**EXTRACTED MATERIAL:**
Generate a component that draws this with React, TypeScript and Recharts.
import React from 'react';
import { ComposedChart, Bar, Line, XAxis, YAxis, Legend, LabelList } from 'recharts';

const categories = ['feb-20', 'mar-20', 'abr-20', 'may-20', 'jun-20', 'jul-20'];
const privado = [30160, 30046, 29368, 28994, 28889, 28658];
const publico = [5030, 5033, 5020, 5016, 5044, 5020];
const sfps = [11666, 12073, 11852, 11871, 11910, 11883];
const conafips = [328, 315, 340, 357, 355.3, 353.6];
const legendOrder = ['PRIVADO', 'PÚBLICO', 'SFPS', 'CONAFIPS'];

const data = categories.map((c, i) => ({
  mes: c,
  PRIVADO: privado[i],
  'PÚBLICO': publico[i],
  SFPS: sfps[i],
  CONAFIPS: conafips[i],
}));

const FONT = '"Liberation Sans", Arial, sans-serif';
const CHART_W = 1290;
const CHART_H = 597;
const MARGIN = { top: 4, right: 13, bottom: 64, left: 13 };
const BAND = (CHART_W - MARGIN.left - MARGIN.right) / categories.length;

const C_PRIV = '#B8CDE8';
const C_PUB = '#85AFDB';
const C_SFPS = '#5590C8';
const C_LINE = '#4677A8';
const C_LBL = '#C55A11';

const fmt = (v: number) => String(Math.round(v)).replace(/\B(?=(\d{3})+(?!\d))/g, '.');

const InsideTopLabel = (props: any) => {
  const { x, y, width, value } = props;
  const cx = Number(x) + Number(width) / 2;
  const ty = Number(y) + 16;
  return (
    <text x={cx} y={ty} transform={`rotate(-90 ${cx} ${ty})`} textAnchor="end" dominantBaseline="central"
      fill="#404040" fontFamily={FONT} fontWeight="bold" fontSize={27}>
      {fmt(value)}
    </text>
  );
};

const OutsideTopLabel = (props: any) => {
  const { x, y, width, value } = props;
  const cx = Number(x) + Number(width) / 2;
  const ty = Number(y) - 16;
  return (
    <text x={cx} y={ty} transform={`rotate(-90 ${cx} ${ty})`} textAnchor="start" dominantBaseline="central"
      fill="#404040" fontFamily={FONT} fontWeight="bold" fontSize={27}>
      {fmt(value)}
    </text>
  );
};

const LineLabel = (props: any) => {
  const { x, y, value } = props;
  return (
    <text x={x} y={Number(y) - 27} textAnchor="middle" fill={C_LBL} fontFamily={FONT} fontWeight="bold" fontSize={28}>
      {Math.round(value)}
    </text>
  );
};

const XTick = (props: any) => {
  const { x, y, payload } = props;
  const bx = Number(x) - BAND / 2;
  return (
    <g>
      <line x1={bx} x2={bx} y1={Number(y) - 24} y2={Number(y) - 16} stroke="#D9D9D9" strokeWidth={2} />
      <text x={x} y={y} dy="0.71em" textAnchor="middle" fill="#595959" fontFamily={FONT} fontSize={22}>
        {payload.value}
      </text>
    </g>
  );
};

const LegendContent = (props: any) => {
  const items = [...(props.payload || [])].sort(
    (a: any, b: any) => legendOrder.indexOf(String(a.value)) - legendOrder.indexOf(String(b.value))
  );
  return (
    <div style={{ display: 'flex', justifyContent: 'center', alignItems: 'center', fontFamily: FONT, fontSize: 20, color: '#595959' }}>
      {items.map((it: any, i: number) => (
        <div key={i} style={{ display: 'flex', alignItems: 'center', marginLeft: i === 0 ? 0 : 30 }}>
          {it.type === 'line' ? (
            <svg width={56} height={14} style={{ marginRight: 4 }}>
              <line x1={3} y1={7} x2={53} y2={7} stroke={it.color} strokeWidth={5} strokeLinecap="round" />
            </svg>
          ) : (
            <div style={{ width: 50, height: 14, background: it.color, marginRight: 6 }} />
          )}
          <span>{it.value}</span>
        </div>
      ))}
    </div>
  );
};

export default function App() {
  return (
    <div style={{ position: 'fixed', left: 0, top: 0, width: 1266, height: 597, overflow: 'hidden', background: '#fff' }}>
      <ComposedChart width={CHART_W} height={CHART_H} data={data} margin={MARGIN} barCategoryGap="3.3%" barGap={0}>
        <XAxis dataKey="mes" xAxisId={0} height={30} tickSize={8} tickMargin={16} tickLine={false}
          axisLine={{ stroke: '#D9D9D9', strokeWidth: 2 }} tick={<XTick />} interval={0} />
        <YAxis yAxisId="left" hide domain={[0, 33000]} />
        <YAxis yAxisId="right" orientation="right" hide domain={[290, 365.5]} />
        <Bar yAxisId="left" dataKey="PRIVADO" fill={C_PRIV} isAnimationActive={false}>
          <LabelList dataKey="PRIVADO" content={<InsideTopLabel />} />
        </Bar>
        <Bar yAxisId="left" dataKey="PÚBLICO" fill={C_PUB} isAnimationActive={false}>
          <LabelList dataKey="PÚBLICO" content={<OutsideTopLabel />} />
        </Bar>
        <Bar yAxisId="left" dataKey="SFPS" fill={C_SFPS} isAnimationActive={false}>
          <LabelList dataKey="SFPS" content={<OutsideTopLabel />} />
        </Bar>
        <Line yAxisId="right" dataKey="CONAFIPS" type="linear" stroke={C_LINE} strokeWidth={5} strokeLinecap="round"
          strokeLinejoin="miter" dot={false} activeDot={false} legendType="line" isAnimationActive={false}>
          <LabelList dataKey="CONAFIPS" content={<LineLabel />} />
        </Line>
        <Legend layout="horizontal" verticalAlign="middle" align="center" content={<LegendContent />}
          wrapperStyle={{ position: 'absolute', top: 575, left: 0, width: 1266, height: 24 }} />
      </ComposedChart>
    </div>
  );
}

* * *

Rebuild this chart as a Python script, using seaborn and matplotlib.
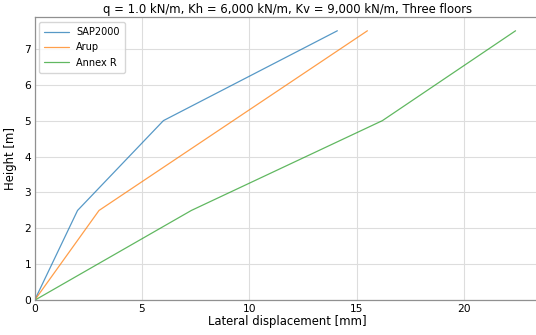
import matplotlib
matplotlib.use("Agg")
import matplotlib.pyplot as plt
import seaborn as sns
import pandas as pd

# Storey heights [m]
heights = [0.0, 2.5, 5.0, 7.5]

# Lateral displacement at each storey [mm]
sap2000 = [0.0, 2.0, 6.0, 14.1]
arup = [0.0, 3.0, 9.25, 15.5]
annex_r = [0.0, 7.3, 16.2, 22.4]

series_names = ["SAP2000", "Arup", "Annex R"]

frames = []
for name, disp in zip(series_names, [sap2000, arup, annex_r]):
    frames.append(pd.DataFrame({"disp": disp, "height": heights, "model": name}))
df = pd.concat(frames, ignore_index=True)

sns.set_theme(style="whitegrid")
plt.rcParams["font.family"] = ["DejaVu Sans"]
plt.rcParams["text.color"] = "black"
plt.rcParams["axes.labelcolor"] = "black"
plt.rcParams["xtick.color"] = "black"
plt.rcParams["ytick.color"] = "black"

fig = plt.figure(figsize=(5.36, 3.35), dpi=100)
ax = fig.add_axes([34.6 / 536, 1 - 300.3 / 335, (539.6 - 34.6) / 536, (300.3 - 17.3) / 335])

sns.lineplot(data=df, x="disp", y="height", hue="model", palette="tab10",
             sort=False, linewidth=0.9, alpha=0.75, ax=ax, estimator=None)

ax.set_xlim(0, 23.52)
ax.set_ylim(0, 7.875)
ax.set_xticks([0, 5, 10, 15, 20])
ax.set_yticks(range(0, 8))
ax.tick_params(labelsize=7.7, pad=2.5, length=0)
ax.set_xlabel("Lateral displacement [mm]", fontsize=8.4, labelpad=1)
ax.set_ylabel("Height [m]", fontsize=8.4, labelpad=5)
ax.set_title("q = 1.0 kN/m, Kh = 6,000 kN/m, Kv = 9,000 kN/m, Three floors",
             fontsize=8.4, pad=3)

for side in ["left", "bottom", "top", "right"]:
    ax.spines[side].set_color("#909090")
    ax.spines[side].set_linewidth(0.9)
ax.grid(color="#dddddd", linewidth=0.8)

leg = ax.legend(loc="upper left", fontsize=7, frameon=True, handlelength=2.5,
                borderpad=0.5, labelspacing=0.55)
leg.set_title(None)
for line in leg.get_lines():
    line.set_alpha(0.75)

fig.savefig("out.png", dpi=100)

**WORK INSTRUCTIONS:**
Take the lines above starting at the one containing "Rebuild this chart" and ending at the one containing "fontsize=8.4, pad=3)", and print them again exactly, without pictures.

**WORKED ANSWER:**
Rebuild this chart as a Python script, using seaborn and matplotlib.
import matplotlib
matplotlib.use("Agg")
import matplotlib.pyplot as plt
import seaborn as sns
import pandas as pd

# Storey heights [m]
heights = [0.0, 2.5, 5.0, 7.5]

# Lateral displacement at each storey [mm]
sap2000 = [0.0, 2.0, 6.0, 14.1]
arup = [0.0, 3.0, 9.25, 15.5]
annex_r = [0.0, 7.3, 16.2, 22.4]

series_names = ["SAP2000", "Arup", "Annex R"]

frames = []
for name, disp in zip(series_names, [sap2000, arup, annex_r]):
    frames.append(pd.DataFrame({"disp": disp, "height": heights, "model": name}))
df = pd.concat(frames, ignore_index=True)

sns.set_theme(style="whitegrid")
plt.rcParams["font.family"] = ["DejaVu Sans"]
plt.rcParams["text.color"] = "black"
plt.rcParams["axes.labelcolor"] = "black"
plt.rcParams["xtick.color"] = "black"
plt.rcParams["ytick.color"] = "black"

fig = plt.figure(figsize=(5.36, 3.35), dpi=100)
ax = fig.add_axes([34.6 / 536, 1 - 300.3 / 335, (539.6 - 34.6) / 536, (300.3 - 17.3) / 335])

sns.lineplot(data=df, x="disp", y="height", hue="model", palette="tab10",
             sort=False, linewidth=0.9, alpha=0.75, ax=ax, estimator=None)

ax.set_xlim(0, 23.52)
ax.set_ylim(0, 7.875)
ax.set_xticks([0, 5, 10, 15, 20])
ax.set_yticks(range(0, 8))
ax.tick_params(labelsize=7.7, pad=2.5, length=0)
ax.set_xlabel("Lateral displacement [mm]", fontsize=8.4, labelpad=1)
ax.set_ylabel("Height [m]", fontsize=8.4, labelpad=5)
ax.set_title("q = 1.0 kN/m, Kh = 6,000 kN/m, Kv = 9,000 kN/m, Three floors",
             fontsize=8.4, pad=3)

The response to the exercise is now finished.